The problem: Take from the listing each line that has the string "with".
..........
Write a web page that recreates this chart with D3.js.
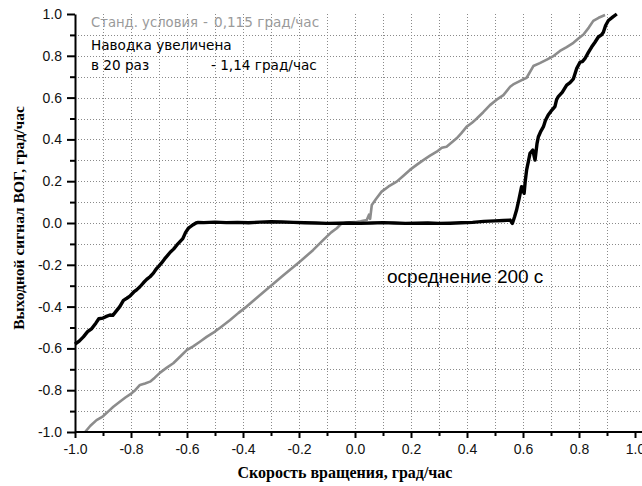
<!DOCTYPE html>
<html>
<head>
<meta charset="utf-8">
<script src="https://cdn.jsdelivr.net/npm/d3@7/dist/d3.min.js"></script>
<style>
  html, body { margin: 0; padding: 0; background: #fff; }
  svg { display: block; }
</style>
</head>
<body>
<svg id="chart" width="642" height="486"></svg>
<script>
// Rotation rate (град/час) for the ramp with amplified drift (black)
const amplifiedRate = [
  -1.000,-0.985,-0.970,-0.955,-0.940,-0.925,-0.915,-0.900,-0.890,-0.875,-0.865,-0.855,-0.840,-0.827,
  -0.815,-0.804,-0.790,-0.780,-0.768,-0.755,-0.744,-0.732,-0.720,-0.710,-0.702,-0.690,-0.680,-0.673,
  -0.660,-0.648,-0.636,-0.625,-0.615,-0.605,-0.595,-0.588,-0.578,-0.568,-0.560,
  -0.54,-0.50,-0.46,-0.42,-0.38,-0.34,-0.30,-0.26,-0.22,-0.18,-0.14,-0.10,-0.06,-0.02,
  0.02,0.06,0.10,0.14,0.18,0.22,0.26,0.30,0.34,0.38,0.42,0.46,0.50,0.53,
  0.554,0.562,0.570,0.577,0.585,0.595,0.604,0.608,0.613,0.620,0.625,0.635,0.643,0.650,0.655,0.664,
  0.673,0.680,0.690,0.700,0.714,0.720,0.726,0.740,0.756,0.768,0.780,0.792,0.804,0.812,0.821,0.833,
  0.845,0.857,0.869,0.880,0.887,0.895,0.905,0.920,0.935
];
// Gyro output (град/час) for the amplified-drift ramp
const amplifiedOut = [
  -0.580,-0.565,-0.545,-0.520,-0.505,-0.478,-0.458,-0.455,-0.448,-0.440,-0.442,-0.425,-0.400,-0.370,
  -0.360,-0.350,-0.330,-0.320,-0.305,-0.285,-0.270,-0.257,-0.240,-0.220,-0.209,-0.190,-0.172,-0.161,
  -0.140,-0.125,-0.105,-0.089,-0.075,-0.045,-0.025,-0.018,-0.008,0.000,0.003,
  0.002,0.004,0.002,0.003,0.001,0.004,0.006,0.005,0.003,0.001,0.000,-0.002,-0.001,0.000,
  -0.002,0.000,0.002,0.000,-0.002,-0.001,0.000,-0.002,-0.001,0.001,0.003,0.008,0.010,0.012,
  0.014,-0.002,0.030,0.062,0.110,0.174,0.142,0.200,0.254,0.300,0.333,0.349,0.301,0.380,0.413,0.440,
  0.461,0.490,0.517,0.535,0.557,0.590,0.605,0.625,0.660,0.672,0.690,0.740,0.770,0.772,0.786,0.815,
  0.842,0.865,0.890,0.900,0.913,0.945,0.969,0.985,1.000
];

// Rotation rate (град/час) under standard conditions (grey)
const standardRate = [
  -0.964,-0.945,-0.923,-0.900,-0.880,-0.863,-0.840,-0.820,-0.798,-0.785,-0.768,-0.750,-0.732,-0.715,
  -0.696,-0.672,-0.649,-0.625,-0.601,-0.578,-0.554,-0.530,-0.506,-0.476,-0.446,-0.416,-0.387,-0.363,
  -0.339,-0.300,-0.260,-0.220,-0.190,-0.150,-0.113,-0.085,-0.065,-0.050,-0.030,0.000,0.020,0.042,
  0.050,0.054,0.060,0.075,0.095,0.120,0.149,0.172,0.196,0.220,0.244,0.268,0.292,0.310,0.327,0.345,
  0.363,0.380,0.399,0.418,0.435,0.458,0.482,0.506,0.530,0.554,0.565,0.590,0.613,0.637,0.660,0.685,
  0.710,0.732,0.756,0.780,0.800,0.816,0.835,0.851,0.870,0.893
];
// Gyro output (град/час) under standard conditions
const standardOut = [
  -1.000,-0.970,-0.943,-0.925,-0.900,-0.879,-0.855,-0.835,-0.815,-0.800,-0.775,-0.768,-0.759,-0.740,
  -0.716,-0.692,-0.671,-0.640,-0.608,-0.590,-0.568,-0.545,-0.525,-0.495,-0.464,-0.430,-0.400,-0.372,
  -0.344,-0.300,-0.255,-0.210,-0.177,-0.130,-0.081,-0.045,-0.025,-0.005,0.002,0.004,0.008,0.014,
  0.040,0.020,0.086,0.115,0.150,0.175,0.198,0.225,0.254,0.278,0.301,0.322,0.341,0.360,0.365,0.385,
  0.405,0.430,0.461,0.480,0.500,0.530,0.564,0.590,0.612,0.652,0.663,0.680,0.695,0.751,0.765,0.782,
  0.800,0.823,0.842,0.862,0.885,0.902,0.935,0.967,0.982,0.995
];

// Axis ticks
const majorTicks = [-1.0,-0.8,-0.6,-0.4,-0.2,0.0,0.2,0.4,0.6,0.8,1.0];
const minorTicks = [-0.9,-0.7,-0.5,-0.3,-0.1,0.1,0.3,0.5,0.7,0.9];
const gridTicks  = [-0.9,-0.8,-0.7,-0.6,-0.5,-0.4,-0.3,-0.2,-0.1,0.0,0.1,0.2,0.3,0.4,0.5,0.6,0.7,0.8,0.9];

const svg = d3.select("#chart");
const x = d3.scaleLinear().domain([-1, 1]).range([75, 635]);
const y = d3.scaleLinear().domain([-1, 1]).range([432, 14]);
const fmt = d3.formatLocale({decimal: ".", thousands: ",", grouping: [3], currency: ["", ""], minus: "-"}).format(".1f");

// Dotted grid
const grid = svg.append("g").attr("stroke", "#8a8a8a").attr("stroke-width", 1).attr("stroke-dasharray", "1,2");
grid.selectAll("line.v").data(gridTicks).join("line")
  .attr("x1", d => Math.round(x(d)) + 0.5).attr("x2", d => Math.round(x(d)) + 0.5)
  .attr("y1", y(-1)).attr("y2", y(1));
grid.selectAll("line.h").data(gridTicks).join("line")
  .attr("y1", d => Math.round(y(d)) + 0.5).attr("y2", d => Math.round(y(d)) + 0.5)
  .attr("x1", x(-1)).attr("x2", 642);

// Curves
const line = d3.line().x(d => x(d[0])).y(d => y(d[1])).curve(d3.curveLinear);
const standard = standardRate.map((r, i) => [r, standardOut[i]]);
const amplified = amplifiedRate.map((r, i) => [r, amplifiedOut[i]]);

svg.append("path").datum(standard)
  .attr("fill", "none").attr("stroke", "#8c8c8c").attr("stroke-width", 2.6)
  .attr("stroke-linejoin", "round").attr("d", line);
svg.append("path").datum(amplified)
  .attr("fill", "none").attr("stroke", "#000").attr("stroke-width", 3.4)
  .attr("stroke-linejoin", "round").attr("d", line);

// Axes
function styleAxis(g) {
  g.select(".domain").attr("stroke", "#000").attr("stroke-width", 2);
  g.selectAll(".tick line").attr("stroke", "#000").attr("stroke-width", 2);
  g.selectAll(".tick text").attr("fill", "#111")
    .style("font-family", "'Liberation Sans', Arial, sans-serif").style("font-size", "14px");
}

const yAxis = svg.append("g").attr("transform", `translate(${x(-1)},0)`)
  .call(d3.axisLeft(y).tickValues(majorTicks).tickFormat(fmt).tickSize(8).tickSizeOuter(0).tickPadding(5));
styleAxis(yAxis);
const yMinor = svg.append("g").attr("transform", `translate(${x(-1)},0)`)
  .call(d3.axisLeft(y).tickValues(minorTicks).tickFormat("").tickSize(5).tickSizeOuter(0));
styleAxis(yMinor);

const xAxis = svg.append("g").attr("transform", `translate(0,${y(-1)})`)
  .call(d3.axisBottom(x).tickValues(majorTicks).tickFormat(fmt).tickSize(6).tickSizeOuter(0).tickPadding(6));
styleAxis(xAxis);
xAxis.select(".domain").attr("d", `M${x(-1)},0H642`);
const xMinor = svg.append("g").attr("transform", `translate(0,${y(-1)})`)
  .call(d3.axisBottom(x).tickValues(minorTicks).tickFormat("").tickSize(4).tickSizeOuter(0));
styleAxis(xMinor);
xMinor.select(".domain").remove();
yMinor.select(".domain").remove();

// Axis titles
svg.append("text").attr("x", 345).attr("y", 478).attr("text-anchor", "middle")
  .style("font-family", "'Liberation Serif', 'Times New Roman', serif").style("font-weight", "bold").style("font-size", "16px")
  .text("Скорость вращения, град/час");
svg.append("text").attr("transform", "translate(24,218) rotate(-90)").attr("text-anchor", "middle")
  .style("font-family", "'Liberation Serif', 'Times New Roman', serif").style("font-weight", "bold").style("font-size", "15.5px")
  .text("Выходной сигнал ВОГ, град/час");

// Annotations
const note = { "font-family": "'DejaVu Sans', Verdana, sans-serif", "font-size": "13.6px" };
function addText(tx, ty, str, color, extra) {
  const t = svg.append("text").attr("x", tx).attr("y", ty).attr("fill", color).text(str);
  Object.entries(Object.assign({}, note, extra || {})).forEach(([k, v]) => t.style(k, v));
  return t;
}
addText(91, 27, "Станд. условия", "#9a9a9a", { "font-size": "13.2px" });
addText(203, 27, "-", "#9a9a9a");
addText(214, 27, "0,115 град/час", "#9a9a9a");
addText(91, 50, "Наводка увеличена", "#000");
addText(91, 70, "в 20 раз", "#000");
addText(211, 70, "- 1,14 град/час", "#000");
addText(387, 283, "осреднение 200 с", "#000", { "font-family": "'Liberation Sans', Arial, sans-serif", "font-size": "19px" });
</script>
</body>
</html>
..........
The reply:
Write a web page that recreates this chart with D3.js.
// Rotation rate (град/час) for the ramp with amplified drift (black)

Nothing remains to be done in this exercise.